While chiropractors are not currently recognized as primary care providers in the medical home model, they are eligible to participate and could have a valuable role to play as a part of the patient’s multidisciplinary medical team.
“This will establish a dialogue in hopes of securing a mechanism for acquiring accreditation for chiropractors under the URAC Patient Centered Health Care Home model,” said Dr. Gerard Clum, a founding faculty member at Life Chiropractic College and the first and former president of Life Chiropractic College West. Clum is also a member of the Foundation for Chiropractic Progress.
The Foundation for Chiropractic Progress is a nonprofit organization dedicated to raising awareness about the value of chiropractic care.
URAC defines a health care home as a quality-driven, interdisciplinary clinician-led team approach to delivering and coordinating care that puts patients, family members, and personal caregivers at the center of all decisions concerning the patient’s health and wellness. A PCHCH provides comprehensive and individualized access to physical health, behavioral health, and supportive community and social services, ensuring patients receive the right care in the right setting at the right time.
Evaluating Pilot Programs
Select URAC PCHCH program standards consistent with state-specific chiropractic scope of practice will be evaluated to determine how chiropractic care models can best achieve the principles of patient-centered care.

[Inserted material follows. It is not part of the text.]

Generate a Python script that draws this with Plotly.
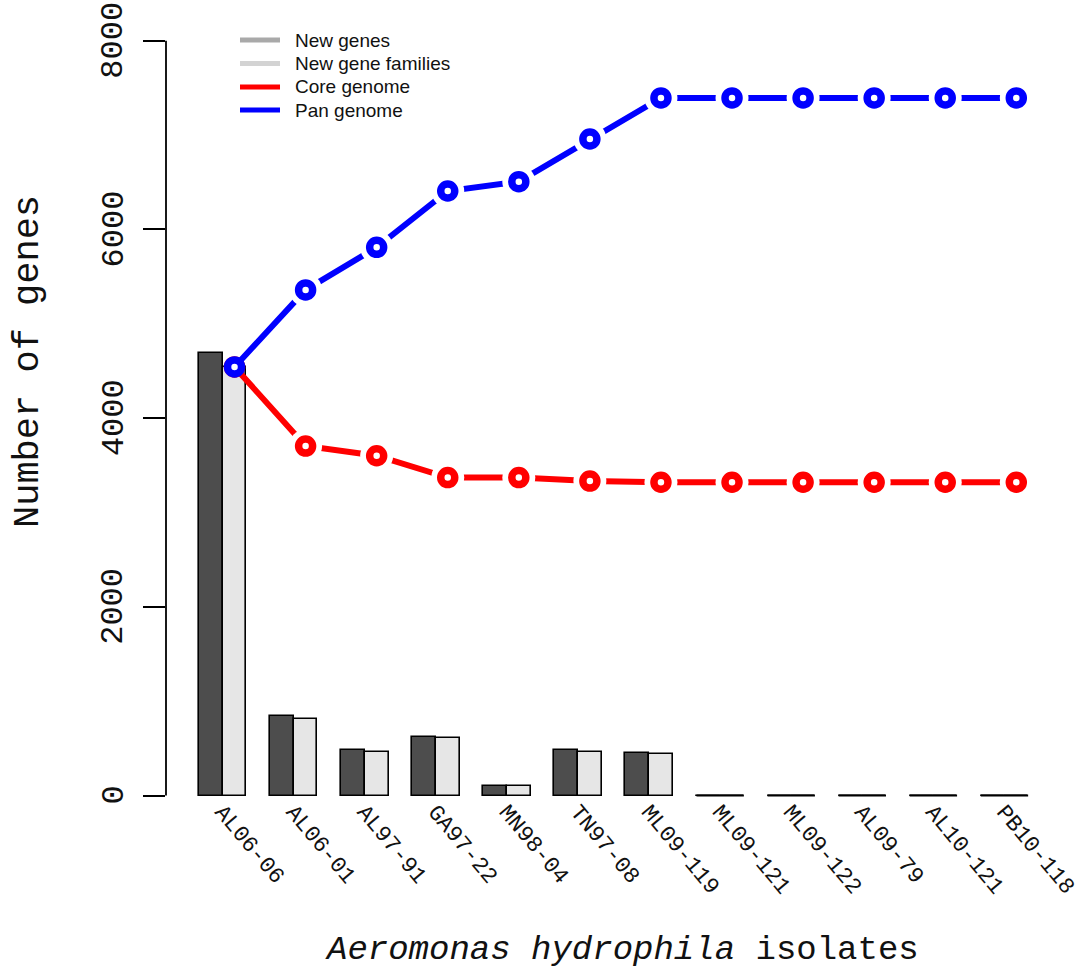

Clum said the purpose of the pilot project will be in part to document where there are differences between the typical medical home model and those with a chiropractor within the medical home. Additionally, Clum said the project will help identify whether URAC’s existing PCHCH accreditation guidelines provide a good framework for chiropractic physicians within a health care home.
Clum believes that chiropractic physicians should be included within the emerging medical home and PCHCH models. Having chiropractic physicians on the staff of a medical home has the potential to improve care and drive down costs, especially in areas like prescription drug utilization.
Chiropractic health focuses on disorders of the musculoskeletal system and the nervous system, and the effects of these disorders on general health. It is used most often to address neuro-musculoskeletal complaints, such as back pain, neck pain, and pain in the joints of the arms or legs, and headaches.
“The question here is, would the chiropractor be entering the system on a specialty basis or more of on a primary care basis?” Clum said.
With many patients visiting their primary health provider about musculoskeletal complaints, especially back pain, Clum said that having chiropractors in a medical home setting could help provide therapy as well as patient support for encouraging healthy and clinically appropriate behavior. According to 2009 data from the U.S. Centers for Disease Control and Prevention, knee, back and headache or head pain symptoms are all top principal reasons why patients visit their primary care physician.
“Chiropractors have broad diagnostic skills and are also trained to recommend therapeutic and rehabilitative exercises, as well as to provide nutritional, dietary and lifestyle counseling,” URAC president and CEO Alan P. Spielman said in a statement. “The ultimate goal of URAC’s PCHCH program is to coordinate all aspects of a patient’s care, so it is important to evaluate how chiropractic health care can best support that goal.”
Patients could benefit from having a chiropractor in a medical home because chiropractic physicians emphasize prevention and a non-surgical, non-drug approach to treatment whenever possible, Clum said.